■ Task prompt
Please set down all the lines beneath this one exactly, without the pictures.

■ Source excerpt
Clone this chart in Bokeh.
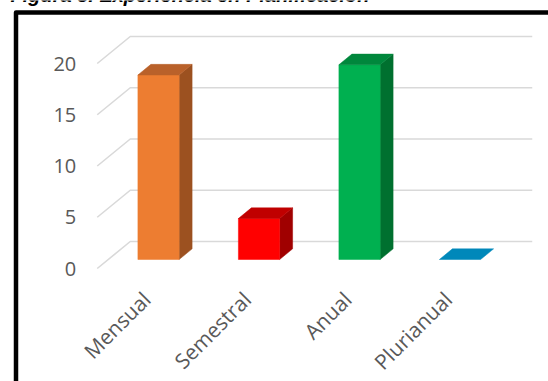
from math import pi

from bokeh.core.properties import value
from bokeh.embed import file_html
from bokeh.models import FixedTicker, LinearAxis, Range1d
from bokeh.plotting import figure
from bokeh.resources import INLINE

# --- data -------------------------------------------------------------
categories = ["Mensual", "Semestral", "Anual", "Plurianual"]
counts = [18, 4, 19, 0]
y_ticks = [0, 5, 10, 15, 20]
title_text = "Figura 8. Experiencia en Planificación"

front_colors = ["#ED7D31", "#FF0000", "#00B050", "#0088BA"]
top_colors = ["#B9612A", "#C00000", "#00873C", "#0088BA"]
side_colors = ["#9C5120", "#A00000", "#00702F", "#006A93"]

# --- canvas / projection ----------------------------------------------
W, H = 548, 381
X0, KX = 146.0, 100.5       # pixel of category 0 centre, pixels per category
Y0, KY = 268.0, 10.25       # pixel of value 0 on the front plane, pixels per unit

DX = 33.0 / KX              # full depth of the 3-D box in data units
DY = 27.0 / KY
Z0, Z1 = 1.0 / 3.0, 0.727   # depth span of the columns
BAR_W = 0.41
X_LEFT, X_RIGHT = -0.49, len(categories) - 0.49


def px2x(px):
    return (px - X0) / KX


def py2y(py):
    return (Y0 - py) / KY


p = figure(
    width=W, height=H,
    x_range=Range1d(px2x(0), px2x(W)),
    y_range=Range1d(py2y(H), py2y(0)),
    x_axis_type=None, y_axis_type=None,
    output_backend="svg", toolbar_location=None,
    min_border=0, outline_line_color=None,
    background_fill_color="white", border_fill_color="white",
)
p.xgrid.visible = False
p.ygrid.visible = False


def proj(x, y, z):
    return x + z * DX, y + z * DY


# --- walls: gridlines on the side and back wall -------------------------
gx, gy = [], []
for t in y_ticks:
    a = proj(X_LEFT, t, 0)
    b = proj(X_LEFT, t, 1)
    c = proj(X_RIGHT, t, 1)
    gx.append([a[0], b[0], c[0]])
    gy.append([a[1], b[1], c[1]])
p.multi_line(gx, gy, line_color="#D9D9D9", line_width=1.6)

# --- 3-D columns -------------------------------------------------------
for i, v in enumerate(counts):
    xl, xr = i - BAR_W / 2 + 0.01, i + BAR_W / 2 + 0.01
    f = [proj(xl, 0, Z0), proj(xr, 0, Z0), proj(xr, v, Z0), proj(xl, v, Z0)]
    t = [proj(xl, v, Z0), proj(xr, v, Z0), proj(xr, v, Z1), proj(xl, v, Z1)]
    s = [proj(xr, 0, Z0), proj(xr, 0, Z1), proj(xr, v, Z1), proj(xr, v, Z0)]
    if v > 0:
        p.patch([q[0] for q in s], [q[1] for q in s], fill_color=side_colors[i],
                line_color=side_colors[i], line_width=0.5)
        p.patch([q[0] for q in f], [q[1] for q in f], fill_color=front_colors[i],
                line_color=front_colors[i], line_width=0.5)
    p.patch([q[0] for q in t], [q[1] for q in t], fill_color=top_colors[i],
            line_color=top_colors[i], line_width=0.5)

# --- axes --------------------------------------------------------------
yaxis = LinearAxis(
    fixed_location=X_LEFT,
    ticker=FixedTicker(ticks=y_ticks),
    axis_line_color=None,
    major_tick_line_color=None, minor_tick_line_color=None,
    major_tick_in=0, major_tick_out=0,
    major_label_standoff=21,
    major_label_text_font="Open Sans",
    major_label_text_font_size="20px",
    major_label_text_color="#595959",
)
p.add_layout(yaxis, "left")

xaxis = LinearAxis(
    fixed_location=0,
    ticker=FixedTicker(ticks=list(range(len(categories)))),
    major_label_overrides={i: c for i, c in enumerate(categories)},
    major_label_orientation=pi / 4,
    axis_line_color=None,
    major_tick_line_color=None, minor_tick_line_color=None,
    major_tick_in=0, major_tick_out=0,
    major_label_standoff=27,
    major_label_text_font="Open Sans",
    major_label_text_font_size="21px",
    major_label_text_color="#595959",
)
p.add_layout(xaxis, "below")

# --- frame border and caption ------------------------------------------
p.line([px2x(15.5), px2x(15.5), px2x(W + 20)], [py2y(H + 20), py2y(12), py2y(12)],
       line_color="black", line_width=4.5, line_join="round")

p.text(x=[px2x(10)], y=[py2y(-6)], text=[title_text],
       text_font=value("Liberation Sans"), text_font_style="bold italic",
       text_font_size="20px", text_color="black",
       text_align="left", text_baseline="alphabetic")

open("out.html", "w").write(file_html(p, INLINE))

■ Complete answer
Clone this chart in Bokeh.
from math import pi

from bokeh.core.properties import value
from bokeh.embed import file_html
from bokeh.models import FixedTicker, LinearAxis, Range1d
from bokeh.plotting import figure
from bokeh.resources import INLINE

# --- data -------------------------------------------------------------
categories = ["Mensual", "Semestral", "Anual", "Plurianual"]
counts = [18, 4, 19, 0]
y_ticks = [0, 5, 10, 15, 20]
title_text = "Figura 8. Experiencia en Planificación"

front_colors = ["#ED7D31", "#FF0000", "#00B050", "#0088BA"]
top_colors = ["#B9612A", "#C00000", "#00873C", "#0088BA"]
side_colors = ["#9C5120", "#A00000", "#00702F", "#006A93"]

# --- canvas / projection ----------------------------------------------
W, H = 548, 381
X0, KX = 146.0, 100.5       # pixel of category 0 centre, pixels per category
Y0, KY = 268.0, 10.25       # pixel of value 0 on the front plane, pixels per unit

DX = 33.0 / KX              # full depth of the 3-D box in data units
DY = 27.0 / KY
Z0, Z1 = 1.0 / 3.0, 0.727   # depth span of the columns
BAR_W = 0.41
X_LEFT, X_RIGHT = -0.49, len(categories) - 0.49


def px2x(px):
    return (px - X0) / KX


def py2y(py):
    return (Y0 - py) / KY


p = figure(
    width=W, height=H,
    x_range=Range1d(px2x(0), px2x(W)),
    y_range=Range1d(py2y(H), py2y(0)),
    x_axis_type=None, y_axis_type=None,
    output_backend="svg", toolbar_location=None,
    min_border=0, outline_line_color=None,
    background_fill_color="white", border_fill_color="white",
)
p.xgrid.visible = False
p.ygrid.visible = False


def proj(x, y, z):
    return x + z * DX, y + z * DY


# --- walls: gridlines on the side and back wall -------------------------
gx, gy = [], []
for t in y_ticks:
    a = proj(X_LEFT, t, 0)
    b = proj(X_LEFT, t, 1)
    c = proj(X_RIGHT, t, 1)
    gx.append([a[0], b[0], c[0]])
    gy.append([a[1], b[1], c[1]])
p.multi_line(gx, gy, line_color="#D9D9D9", line_width=1.6)

# --- 3-D columns -------------------------------------------------------
for i, v in enumerate(counts):
    xl, xr = i - BAR_W / 2 + 0.01, i + BAR_W / 2 + 0.01
    f = [proj(xl, 0, Z0), proj(xr, 0, Z0), proj(xr, v, Z0), proj(xl, v, Z0)]
    t = [proj(xl, v, Z0), proj(xr, v, Z0), proj(xr, v, Z1), proj(xl, v, Z1)]
    s = [proj(xr, 0, Z0), proj(xr, 0, Z1), proj(xr, v, Z1), proj(xr, v, Z0)]
    if v > 0:
        p.patch([q[0] for q in s], [q[1] for q in s], fill_color=side_colors[i],
                line_color=side_colors[i], line_width=0.5)
        p.patch([q[0] for q in f], [q[1] for q in f], fill_color=front_colors[i],
                line_color=front_colors[i], line_width=0.5)
    p.patch([q[0] for q in t], [q[1] for q in t], fill_color=top_colors[i],
            line_color=top_colors[i], line_width=0.5)

# --- axes --------------------------------------------------------------
yaxis = LinearAxis(
    fixed_location=X_LEFT,
    ticker=FixedTicker(ticks=y_ticks),
    axis_line_color=None,
    major_tick_line_color=None, minor_tick_line_color=None,
    major_tick_in=0, major_tick_out=0,
    major_label_standoff=21,
    major_label_text_font="Open Sans",
    major_label_text_font_size="20px",
    major_label_text_color="#595959",
)
p.add_layout(yaxis, "left")

xaxis = LinearAxis(
    fixed_location=0,
    ticker=FixedTicker(ticks=list(range(len(categories)))),
    major_label_overrides={i: c for i, c in enumerate(categories)},
    major_label_orientation=pi / 4,
    axis_line_color=None,
    major_tick_line_color=None, minor_tick_line_color=None,
    major_tick_in=0, major_tick_out=0,
    major_label_standoff=27,
    major_label_text_font="Open Sans",
    major_label_text_font_size="21px",
    major_label_text_color="#595959",
)
p.add_layout(xaxis, "below")

# --- frame border and caption ------------------------------------------
p.line([px2x(15.5), px2x(15.5), px2x(W + 20)], [py2y(H + 20), py2y(12), py2y(12)],
       line_color="black", line_width=4.5, line_join="round")

p.text(x=[px2x(10)], y=[py2y(-6)], text=[title_text],
       text_font=value("Liberation Sans"), text_font_style="bold italic",
       text_font_size="20px", text_color="black",
       text_align="left", text_baseline="alphabetic")

open("out.html", "w").write(file_html(p, INLINE))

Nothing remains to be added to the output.